> **What is expected**
Any pictures in the records below must be left out when you repeat the lines from the line containing "Write the matplotlib code for this chart." through the line containing "ax = fig.add_axes([68.5" exactly.

Plotting code records:
--- start ---
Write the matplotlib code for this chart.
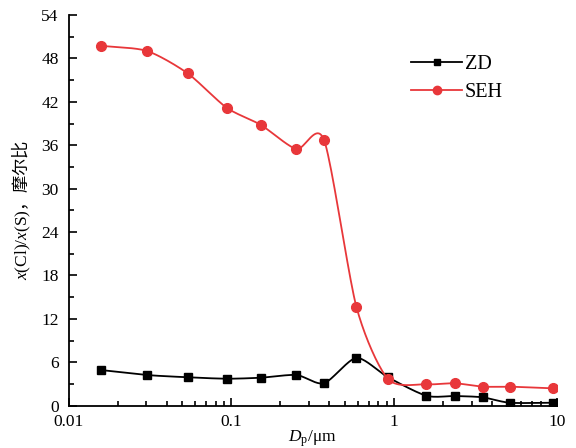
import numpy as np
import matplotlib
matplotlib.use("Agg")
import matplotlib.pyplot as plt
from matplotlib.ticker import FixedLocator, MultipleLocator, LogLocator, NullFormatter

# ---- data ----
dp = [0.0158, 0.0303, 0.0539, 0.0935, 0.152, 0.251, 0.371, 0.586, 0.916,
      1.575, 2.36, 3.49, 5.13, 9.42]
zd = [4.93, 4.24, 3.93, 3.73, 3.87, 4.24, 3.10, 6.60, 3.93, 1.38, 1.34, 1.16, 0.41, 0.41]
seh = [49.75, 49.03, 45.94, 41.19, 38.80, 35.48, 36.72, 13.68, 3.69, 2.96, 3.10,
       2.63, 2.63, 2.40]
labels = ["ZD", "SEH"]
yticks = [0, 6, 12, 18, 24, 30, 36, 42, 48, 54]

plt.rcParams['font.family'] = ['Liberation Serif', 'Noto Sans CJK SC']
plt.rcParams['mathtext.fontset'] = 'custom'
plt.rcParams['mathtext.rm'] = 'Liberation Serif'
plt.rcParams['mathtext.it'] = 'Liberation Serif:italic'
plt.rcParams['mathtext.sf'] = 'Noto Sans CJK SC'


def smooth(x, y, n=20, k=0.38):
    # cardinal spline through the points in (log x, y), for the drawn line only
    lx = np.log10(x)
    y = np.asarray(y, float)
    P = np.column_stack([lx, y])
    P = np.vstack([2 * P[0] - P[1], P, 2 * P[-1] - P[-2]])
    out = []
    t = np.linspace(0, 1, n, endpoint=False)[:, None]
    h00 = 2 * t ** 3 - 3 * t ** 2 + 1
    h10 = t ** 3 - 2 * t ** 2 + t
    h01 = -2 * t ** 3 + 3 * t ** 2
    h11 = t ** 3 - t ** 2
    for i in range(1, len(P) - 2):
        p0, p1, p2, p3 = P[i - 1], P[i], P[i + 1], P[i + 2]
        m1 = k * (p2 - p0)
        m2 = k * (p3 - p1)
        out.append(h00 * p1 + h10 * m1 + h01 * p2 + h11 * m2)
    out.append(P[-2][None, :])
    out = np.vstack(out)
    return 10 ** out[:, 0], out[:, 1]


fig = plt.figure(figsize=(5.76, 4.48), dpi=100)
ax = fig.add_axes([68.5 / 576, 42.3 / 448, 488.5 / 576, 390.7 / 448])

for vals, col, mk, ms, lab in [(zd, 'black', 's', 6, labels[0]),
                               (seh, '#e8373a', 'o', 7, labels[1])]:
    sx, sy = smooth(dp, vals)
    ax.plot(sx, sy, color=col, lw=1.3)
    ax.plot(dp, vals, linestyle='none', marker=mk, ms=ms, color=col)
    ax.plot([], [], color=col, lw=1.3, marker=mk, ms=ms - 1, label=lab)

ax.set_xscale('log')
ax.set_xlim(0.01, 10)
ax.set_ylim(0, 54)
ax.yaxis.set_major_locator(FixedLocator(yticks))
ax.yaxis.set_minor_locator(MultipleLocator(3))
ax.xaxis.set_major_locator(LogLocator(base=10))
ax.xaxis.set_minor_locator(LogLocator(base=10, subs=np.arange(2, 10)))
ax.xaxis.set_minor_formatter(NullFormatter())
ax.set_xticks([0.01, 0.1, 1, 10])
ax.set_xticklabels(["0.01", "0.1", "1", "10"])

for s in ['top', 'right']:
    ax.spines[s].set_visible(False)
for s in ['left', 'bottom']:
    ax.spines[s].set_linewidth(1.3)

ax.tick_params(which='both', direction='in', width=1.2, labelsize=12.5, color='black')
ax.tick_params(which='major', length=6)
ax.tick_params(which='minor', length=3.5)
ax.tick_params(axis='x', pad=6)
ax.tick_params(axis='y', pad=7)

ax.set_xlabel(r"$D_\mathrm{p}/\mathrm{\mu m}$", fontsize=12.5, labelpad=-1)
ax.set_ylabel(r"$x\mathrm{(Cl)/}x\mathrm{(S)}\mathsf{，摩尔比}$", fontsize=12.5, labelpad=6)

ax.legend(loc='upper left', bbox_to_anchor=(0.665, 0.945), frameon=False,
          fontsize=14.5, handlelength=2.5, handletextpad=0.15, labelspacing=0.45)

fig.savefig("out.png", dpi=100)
--- end ---
--- start ---
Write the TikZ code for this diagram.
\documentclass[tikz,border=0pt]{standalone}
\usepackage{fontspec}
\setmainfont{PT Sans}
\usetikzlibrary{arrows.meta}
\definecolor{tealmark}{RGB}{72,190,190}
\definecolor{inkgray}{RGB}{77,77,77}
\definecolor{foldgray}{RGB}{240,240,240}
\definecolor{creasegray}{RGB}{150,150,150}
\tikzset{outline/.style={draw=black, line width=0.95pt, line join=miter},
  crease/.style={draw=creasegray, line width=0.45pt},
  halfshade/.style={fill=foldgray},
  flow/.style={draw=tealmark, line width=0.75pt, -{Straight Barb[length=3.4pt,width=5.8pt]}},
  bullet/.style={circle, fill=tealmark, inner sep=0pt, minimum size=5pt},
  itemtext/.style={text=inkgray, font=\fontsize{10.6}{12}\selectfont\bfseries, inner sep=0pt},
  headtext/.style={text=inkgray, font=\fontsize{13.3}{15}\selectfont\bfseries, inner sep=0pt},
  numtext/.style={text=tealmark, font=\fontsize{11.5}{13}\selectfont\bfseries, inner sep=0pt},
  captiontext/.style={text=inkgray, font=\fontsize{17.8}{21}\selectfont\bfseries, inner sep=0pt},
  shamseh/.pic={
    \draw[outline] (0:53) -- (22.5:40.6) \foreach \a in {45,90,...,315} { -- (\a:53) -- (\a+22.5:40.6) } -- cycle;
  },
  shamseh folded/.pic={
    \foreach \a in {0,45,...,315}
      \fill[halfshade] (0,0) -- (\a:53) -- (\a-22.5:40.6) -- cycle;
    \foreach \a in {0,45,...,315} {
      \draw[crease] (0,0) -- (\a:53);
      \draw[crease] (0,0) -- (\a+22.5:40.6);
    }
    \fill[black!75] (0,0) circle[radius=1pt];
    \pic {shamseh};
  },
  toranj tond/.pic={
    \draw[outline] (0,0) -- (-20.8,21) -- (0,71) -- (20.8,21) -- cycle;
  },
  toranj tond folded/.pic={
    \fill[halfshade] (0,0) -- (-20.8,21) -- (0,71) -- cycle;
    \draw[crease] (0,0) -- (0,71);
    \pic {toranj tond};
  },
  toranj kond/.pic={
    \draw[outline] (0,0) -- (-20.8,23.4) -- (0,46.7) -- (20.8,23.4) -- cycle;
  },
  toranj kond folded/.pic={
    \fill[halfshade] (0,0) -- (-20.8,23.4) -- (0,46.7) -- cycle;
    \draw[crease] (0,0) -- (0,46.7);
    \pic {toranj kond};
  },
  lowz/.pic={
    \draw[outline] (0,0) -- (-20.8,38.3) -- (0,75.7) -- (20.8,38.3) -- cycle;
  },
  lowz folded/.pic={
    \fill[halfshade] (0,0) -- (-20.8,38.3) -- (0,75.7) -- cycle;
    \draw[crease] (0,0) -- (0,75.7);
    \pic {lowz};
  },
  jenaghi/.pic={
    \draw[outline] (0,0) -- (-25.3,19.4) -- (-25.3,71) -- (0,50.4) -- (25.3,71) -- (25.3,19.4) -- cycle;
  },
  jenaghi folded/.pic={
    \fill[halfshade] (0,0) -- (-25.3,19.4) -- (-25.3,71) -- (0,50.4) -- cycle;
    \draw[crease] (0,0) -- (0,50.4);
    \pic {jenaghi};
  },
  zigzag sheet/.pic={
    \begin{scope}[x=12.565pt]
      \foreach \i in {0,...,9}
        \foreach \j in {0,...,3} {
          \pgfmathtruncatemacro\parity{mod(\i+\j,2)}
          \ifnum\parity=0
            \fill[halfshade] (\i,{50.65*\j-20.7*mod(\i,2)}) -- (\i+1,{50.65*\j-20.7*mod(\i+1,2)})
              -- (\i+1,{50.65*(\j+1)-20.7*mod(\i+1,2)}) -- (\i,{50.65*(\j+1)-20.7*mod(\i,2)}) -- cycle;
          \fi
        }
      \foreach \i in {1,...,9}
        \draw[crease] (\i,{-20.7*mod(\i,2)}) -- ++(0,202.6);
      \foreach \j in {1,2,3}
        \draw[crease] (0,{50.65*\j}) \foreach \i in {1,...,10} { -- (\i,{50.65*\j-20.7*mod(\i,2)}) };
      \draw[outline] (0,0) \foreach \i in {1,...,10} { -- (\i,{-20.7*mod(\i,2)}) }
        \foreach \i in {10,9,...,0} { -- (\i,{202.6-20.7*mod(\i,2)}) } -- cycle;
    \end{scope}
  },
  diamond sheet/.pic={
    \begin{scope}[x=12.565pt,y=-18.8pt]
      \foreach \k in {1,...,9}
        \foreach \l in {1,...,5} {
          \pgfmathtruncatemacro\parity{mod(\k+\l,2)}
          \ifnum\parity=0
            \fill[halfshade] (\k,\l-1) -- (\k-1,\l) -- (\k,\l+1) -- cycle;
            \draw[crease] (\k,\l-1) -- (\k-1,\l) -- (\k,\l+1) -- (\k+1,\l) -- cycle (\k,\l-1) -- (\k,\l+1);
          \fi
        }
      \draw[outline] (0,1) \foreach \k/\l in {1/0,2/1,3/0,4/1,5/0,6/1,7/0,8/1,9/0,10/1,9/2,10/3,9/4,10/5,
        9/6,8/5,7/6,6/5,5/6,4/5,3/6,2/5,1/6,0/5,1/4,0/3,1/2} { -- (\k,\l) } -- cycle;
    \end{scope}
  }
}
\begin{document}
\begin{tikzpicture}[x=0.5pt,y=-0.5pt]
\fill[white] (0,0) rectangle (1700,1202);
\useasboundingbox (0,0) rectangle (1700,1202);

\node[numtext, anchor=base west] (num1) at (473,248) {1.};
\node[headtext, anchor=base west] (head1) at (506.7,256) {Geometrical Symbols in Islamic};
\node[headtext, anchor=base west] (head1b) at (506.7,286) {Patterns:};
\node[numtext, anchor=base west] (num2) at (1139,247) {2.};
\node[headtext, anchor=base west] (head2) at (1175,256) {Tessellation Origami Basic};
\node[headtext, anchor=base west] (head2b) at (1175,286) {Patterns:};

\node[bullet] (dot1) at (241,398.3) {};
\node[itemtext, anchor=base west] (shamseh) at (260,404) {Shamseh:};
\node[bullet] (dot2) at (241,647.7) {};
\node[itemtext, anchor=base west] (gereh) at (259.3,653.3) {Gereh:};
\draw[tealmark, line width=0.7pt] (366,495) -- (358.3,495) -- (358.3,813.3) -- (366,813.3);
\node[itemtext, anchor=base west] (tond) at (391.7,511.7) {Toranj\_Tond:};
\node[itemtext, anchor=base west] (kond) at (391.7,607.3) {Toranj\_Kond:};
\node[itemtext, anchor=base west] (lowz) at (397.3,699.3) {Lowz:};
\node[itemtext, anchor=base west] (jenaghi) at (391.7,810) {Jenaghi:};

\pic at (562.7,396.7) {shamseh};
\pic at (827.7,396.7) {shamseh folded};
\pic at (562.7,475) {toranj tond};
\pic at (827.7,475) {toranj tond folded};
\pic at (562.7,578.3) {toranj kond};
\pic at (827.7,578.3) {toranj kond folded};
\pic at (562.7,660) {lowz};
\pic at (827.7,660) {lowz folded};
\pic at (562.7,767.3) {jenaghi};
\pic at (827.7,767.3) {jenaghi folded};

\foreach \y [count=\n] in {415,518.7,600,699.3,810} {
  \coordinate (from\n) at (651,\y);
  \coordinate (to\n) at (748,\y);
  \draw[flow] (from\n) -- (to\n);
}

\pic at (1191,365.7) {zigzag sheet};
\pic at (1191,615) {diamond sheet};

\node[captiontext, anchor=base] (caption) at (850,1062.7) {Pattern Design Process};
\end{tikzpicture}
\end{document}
--- end ---
> **Task answer**
Write the matplotlib code for this chart.
import numpy as np
import matplotlib
matplotlib.use("Agg")
import matplotlib.pyplot as plt
from matplotlib.ticker import FixedLocator, MultipleLocator, LogLocator, NullFormatter

# ---- data ----
dp = [0.0158, 0.0303, 0.0539, 0.0935, 0.152, 0.251, 0.371, 0.586, 0.916,
      1.575, 2.36, 3.49, 5.13, 9.42]
zd = [4.93, 4.24, 3.93, 3.73, 3.87, 4.24, 3.10, 6.60, 3.93, 1.38, 1.34, 1.16, 0.41, 0.41]
seh = [49.75, 49.03, 45.94, 41.19, 38.80, 35.48, 36.72, 13.68, 3.69, 2.96, 3.10,
       2.63, 2.63, 2.40]
labels = ["ZD", "SEH"]
yticks = [0, 6, 12, 18, 24, 30, 36, 42, 48, 54]

plt.rcParams['font.family'] = ['Liberation Serif', 'Noto Sans CJK SC']
plt.rcParams['mathtext.fontset'] = 'custom'
plt.rcParams['mathtext.rm'] = 'Liberation Serif'
plt.rcParams['mathtext.it'] = 'Liberation Serif:italic'
plt.rcParams['mathtext.sf'] = 'Noto Sans CJK SC'


def smooth(x, y, n=20, k=0.38):
    # cardinal spline through the points in (log x, y), for the drawn line only
    lx = np.log10(x)
    y = np.asarray(y, float)
    P = np.column_stack([lx, y])
    P = np.vstack([2 * P[0] - P[1], P, 2 * P[-1] - P[-2]])
    out = []
    t = np.linspace(0, 1, n, endpoint=False)[:, None]
    h00 = 2 * t ** 3 - 3 * t ** 2 + 1
    h10 = t ** 3 - 2 * t ** 2 + t
    h01 = -2 * t ** 3 + 3 * t ** 2
    h11 = t ** 3 - t ** 2
    for i in range(1, len(P) - 2):
        p0, p1, p2, p3 = P[i - 1], P[i], P[i + 1], P[i + 2]
        m1 = k * (p2 - p0)
        m2 = k * (p3 - p1)
        out.append(h00 * p1 + h10 * m1 + h01 * p2 + h11 * m2)
    out.append(P[-2][None, :])
    out = np.vstack(out)
    return 10 ** out[:, 0], out[:, 1]


fig = plt.figure(figsize=(5.76, 4.48), dpi=100)
ax = fig.add_axes([68.5 / 576, 42.3 / 448, 488.5 / 576, 390.7 / 448])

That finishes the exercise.